- Set problem -
Without including the pictures, copy out every line below.

- Data excerpt -
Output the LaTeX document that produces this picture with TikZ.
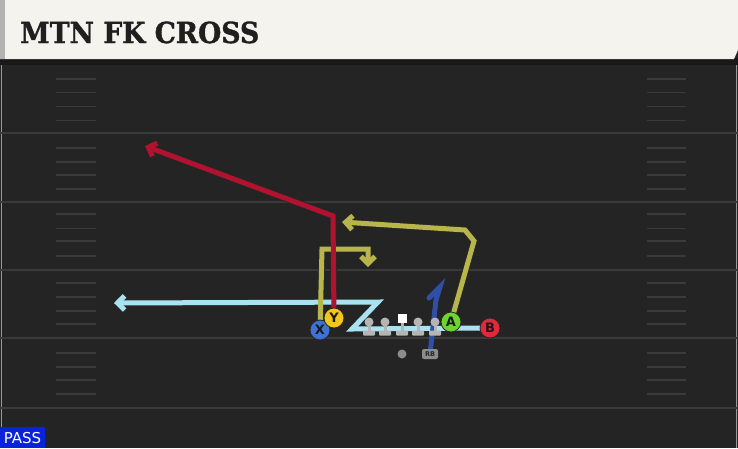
\documentclass[tikz,border=0pt]{standalone}
\usepackage{graphicx}
\usepackage{fontspec}
\setmainfont{DejaVu Sans}
\newfontfamily\titlefont{DejaVu Serif}[BoldFeatures={FakeBold=1.2}]
\usetikzlibrary{arrows.meta}
\definecolor{fieldbg}{HTML}{242424}
\definecolor{fieldline}{HTML}{3A3A3A}
\definecolor{cream}{HTML}{F5F3EE}
\definecolor{rred}{HTML}{B0122F}
\definecolor{ryel}{HTML}{B8B54C}
\definecolor{rcyan}{HTML}{A9E3F2}
\definecolor{rblue}{HTML}{2F4FA6}
\definecolor{pX}{HTML}{3E72D6}
\definecolor{pY}{HTML}{F2C61A}
\definecolor{pA}{HTML}{6CD62E}
\definecolor{pB}{HTML}{E02A3C}
\definecolor{olgrey}{HTML}{B5B5B5}
\definecolor{passblue}{HTML}{0A22DC}
\tikzset{
  yardline/.style={draw=fieldline, line width=2pt},
  hashline/.style={draw=fieldline, line width=1.5pt},
  routeout/.style={draw=black!85, line width=7pt, line join=miter},
  routein/.style={line width=5pt, line join=miter},
  tipout/.style={-{Straight Barb[length=8pt,width=16pt,line width=7pt]}},
  tipin/.style={-{Straight Barb[length=7pt,width=14pt,line width=5pt]}},
  player/.style={circle, draw=black!85, line width=0.8pt, minimum size=20pt, inner sep=0pt, font=\bfseries\fontsize{13}{13}\selectfont, text=black!90},
  olcircle/.style={circle, fill=olgrey, minimum size=9pt, inner sep=0pt},
  olbase/.style={fill=olgrey, rounded corners=0.8pt},
}
\begin{document}
\begin{tikzpicture}[x=1pt,y=-1pt]
\useasboundingbox (0,0) rectangle (738,448);
% background
\fill[fieldbg] (0,0) rectangle (738,448);
\fill[black!90] (0,58) rectangle (738,65);
% banner
\fill[cream] (0,0) -- (738,0) -- (738,50) -- (734,59) -- (0,59) -- cycle;
\fill[black!30] (0,0) rectangle (5,59);
\node[anchor=base west, inner sep=0pt, text=black!88] (title) at (20,43)
  {\scalebox{0.92}[1]{\titlefont\bfseries\fontsize{29}{29}\selectfont MTN FK CROSS}};
% edges
\draw[black!40, line width=1pt] (1.5,65) -- (1.5,448);
\draw[black!40, line width=1pt] (736.5,65) -- (736.5,448);
% yard lines
\foreach \y in {133,201.5,270,338,408} {
  \draw[yardline] (0,\y) -- (738,\y);
}
% hashes
\foreach \y in {79,92.5,106.5,120.5,148,162,175,189,214,228.5,241,256,283,297,311,324,353,367,380,394} {
  \draw[hashline] (56,\y) -- (96,\y);
  \draw[hashline] (647,\y) -- (686,\y);
}
% player coordinates
\coordinate (X) at (320,330);
\coordinate (Y) at (334,318);
\coordinate (A) at (451,322);
\coordinate (B) at (490,328);
\coordinate (RB) at (430,354);
\coordinate (QB) at (402,354);
% route points
\coordinate (r1) at (333,216);
\coordinate (r2) at (145,146);
\coordinate (x1) at (322,249);
\coordinate (x2) at (368,249);
\coordinate (x3) at (368,267);
\coordinate (a1) at (474,241);
\coordinate (a2) at (465,230);
\coordinate (a3) at (342,222);
\coordinate (b1) at (352,329);
\coordinate (b2) at (378,302);
\coordinate (b3) at (114,303);
\coordinate (rb1) at (436,300);
\coordinate (rb2) at (440,287);
\coordinate (rb3) at (429,298);
% outlines
\draw[routeout, tipout] (B) -- (b1) -- (b2) -- (b3);
\draw[routeout, tipout] (A) -- (a1) -- (a2) -- (a3);
\draw[routeout, tipout] (X) -- (x1) -- (x2) -- (x3);
\draw[routeout, tipout] (Y) -- (r1) -- (r2);
% colored routes
\draw[routein, rcyan, tipin] (B) -- (b1) -- (b2) -- (b3);
\draw[routein, ryel, tipin] (A) -- (a1) -- (a2) -- (a3);
\draw[routein, ryel, tipin] (X) -- (x1) -- (x2) -- (x3);
\draw[routein, rred, tipin] (Y) -- (r1) -- (r2);
\draw[rblue, line width=5pt, line join=miter, line cap=round] (RB) -- (rb1) -- (rb2) -- (rb3);
% offensive line
\foreach \x/\n in {369/ol1,385/ol2,418/ol4,435/ol5} {
  \fill[olgrey] (\x-1.5,322) rectangle (\x+1.5,332);
  \fill[olbase] (\x-6,330.5) rectangle (\x+6,335.5);
  \node[olcircle] (\n) at (\x,322) {};
}
\fill[olgrey] (400.5,320) rectangle (403.5,332);
\fill[olbase] (396,330.5) rectangle (408,335.5);
\node[fill=white, minimum size=9pt, inner sep=0pt] (ctr) at (402,318.5) {};
% QB and RB
\node[circle, fill=black!45, minimum size=9pt, inner sep=0pt] (qb) at (QB) {};
\node[fill=black!45, rounded corners=2pt, minimum width=16pt, minimum height=10pt, inner sep=0pt, font=\bfseries\fontsize{6.5}{6.5}\selectfont, text=black!85] (rb) at (RB) {RB};
% skill players
\node[player, fill=pX] (px) at (X) {X};
\node[player, fill=pY] (py) at (Y) {Y};
\node[player, fill=pA] (pa) at (A) {A};
\node[player, fill=pB] (pb) at (B) {B};
% pass label
\fill[passblue] (0,427) rectangle (45,448);
\node[anchor=center, text=white, font=\fontsize{15}{15}\selectfont, inner sep=0pt] (pass) at (22.5,438.5) {PASS};
\end{tikzpicture}
\end{document}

- Written solution -
Output the LaTeX document that produces this picture with TikZ.
\documentclass[tikz,border=0pt]{standalone}
\usepackage{graphicx}
\usepackage{fontspec}
\setmainfont{DejaVu Sans}
\newfontfamily\titlefont{DejaVu Serif}[BoldFeatures={FakeBold=1.2}]
\usetikzlibrary{arrows.meta}
\definecolor{fieldbg}{HTML}{242424}
\definecolor{fieldline}{HTML}{3A3A3A}
\definecolor{cream}{HTML}{F5F3EE}
\definecolor{rred}{HTML}{B0122F}
\definecolor{ryel}{HTML}{B8B54C}
\definecolor{rcyan}{HTML}{A9E3F2}
\definecolor{rblue}{HTML}{2F4FA6}
\definecolor{pX}{HTML}{3E72D6}
\definecolor{pY}{HTML}{F2C61A}
\definecolor{pA}{HTML}{6CD62E}
\definecolor{pB}{HTML}{E02A3C}
\definecolor{olgrey}{HTML}{B5B5B5}
\definecolor{passblue}{HTML}{0A22DC}
\tikzset{
  yardline/.style={draw=fieldline, line width=2pt},
  hashline/.style={draw=fieldline, line width=1.5pt},
  routeout/.style={draw=black!85, line width=7pt, line join=miter},
  routein/.style={line width=5pt, line join=miter},
  tipout/.style={-{Straight Barb[length=8pt,width=16pt,line width=7pt]}},
  tipin/.style={-{Straight Barb[length=7pt,width=14pt,line width=5pt]}},
  player/.style={circle, draw=black!85, line width=0.8pt, minimum size=20pt, inner sep=0pt, font=\bfseries\fontsize{13}{13}\selectfont, text=black!90},
  olcircle/.style={circle, fill=olgrey, minimum size=9pt, inner sep=0pt},
  olbase/.style={fill=olgrey, rounded corners=0.8pt},
}
\begin{document}
\begin{tikzpicture}[x=1pt,y=-1pt]
\useasboundingbox (0,0) rectangle (738,448);
% background
\fill[fieldbg] (0,0) rectangle (738,448);
\fill[black!90] (0,58) rectangle (738,65);
% banner
\fill[cream] (0,0) -- (738,0) -- (738,50) -- (734,59) -- (0,59) -- cycle;
\fill[black!30] (0,0) rectangle (5,59);
\node[anchor=base west, inner sep=0pt, text=black!88] (title) at (20,43)
  {\scalebox{0.92}[1]{\titlefont\bfseries\fontsize{29}{29}\selectfont MTN FK CROSS}};
% edges
\draw[black!40, line width=1pt] (1.5,65) -- (1.5,448);
\draw[black!40, line width=1pt] (736.5,65) -- (736.5,448);
% yard lines
\foreach \y in {133,201.5,270,338,408} {
  \draw[yardline] (0,\y) -- (738,\y);
}
% hashes
\foreach \y in {79,92.5,106.5,120.5,148,162,175,189,214,228.5,241,256,283,297,311,324,353,367,380,394} {
  \draw[hashline] (56,\y) -- (96,\y);
  \draw[hashline] (647,\y) -- (686,\y);
}
% player coordinates
\coordinate (X) at (320,330);
\coordinate (Y) at (334,318);
\coordinate (A) at (451,322);
\coordinate (B) at (490,328);
\coordinate (RB) at (430,354);
\coordinate (QB) at (402,354);
% route points
\coordinate (r1) at (333,216);
\coordinate (r2) at (145,146);
\coordinate (x1) at (322,249);
\coordinate (x2) at (368,249);
\coordinate (x3) at (368,267);
\coordinate (a1) at (474,241);
\coordinate (a2) at (465,230);
\coordinate (a3) at (342,222);
\coordinate (b1) at (352,329);
\coordinate (b2) at (378,302);
\coordinate (b3) at (114,303);
\coordinate (rb1) at (436,300);
\coordinate (rb2) at (440,287);
\coordinate (rb3) at (429,298);
% outlines
\draw[routeout, tipout] (B) -- (b1) -- (b2) -- (b3);
\draw[routeout, tipout] (A) -- (a1) -- (a2) -- (a3);
\draw[routeout, tipout] (X) -- (x1) -- (x2) -- (x3);
\draw[routeout, tipout] (Y) -- (r1) -- (r2);
% colored routes
\draw[routein, rcyan, tipin] (B) -- (b1) -- (b2) -- (b3);
\draw[routein, ryel, tipin] (A) -- (a1) -- (a2) -- (a3);
\draw[routein, ryel, tipin] (X) -- (x1) -- (x2) -- (x3);
\draw[routein, rred, tipin] (Y) -- (r1) -- (r2);
\draw[rblue, line width=5pt, line join=miter, line cap=round] (RB) -- (rb1) -- (rb2) -- (rb3);
% offensive line
\foreach \x/\n in {369/ol1,385/ol2,418/ol4,435/ol5} {
  \fill[olgrey] (\x-1.5,322) rectangle (\x+1.5,332);
  \fill[olbase] (\x-6,330.5) rectangle (\x+6,335.5);
  \node[olcircle] (\n) at (\x,322) {};
}
\fill[olgrey] (400.5,320) rectangle (403.5,332);
\fill[olbase] (396,330.5) rectangle (408,335.5);
\node[fill=white, minimum size=9pt, inner sep=0pt] (ctr) at (402,318.5) {};
% QB and RB
\node[circle, fill=black!45, minimum size=9pt, inner sep=0pt] (qb) at (QB) {};
\node[fill=black!45, rounded corners=2pt, minimum width=16pt, minimum height=10pt, inner sep=0pt, font=\bfseries\fontsize{6.5}{6.5}\selectfont, text=black!85] (rb) at (RB) {RB};
% skill players
\node[player, fill=pX] (px) at (X) {X};
\node[player, fill=pY] (py) at (Y) {Y};
\node[player, fill=pA] (pa) at (A) {A};
\node[player, fill=pB] (pb) at (B) {B};
% pass label
\fill[passblue] (0,427) rectangle (45,448);
\node[anchor=center, text=white, font=\fontsize{15}{15}\selectfont, inner sep=0pt] (pass) at (22.5,438.5) {PASS};
\end{tikzpicture}
\end{document}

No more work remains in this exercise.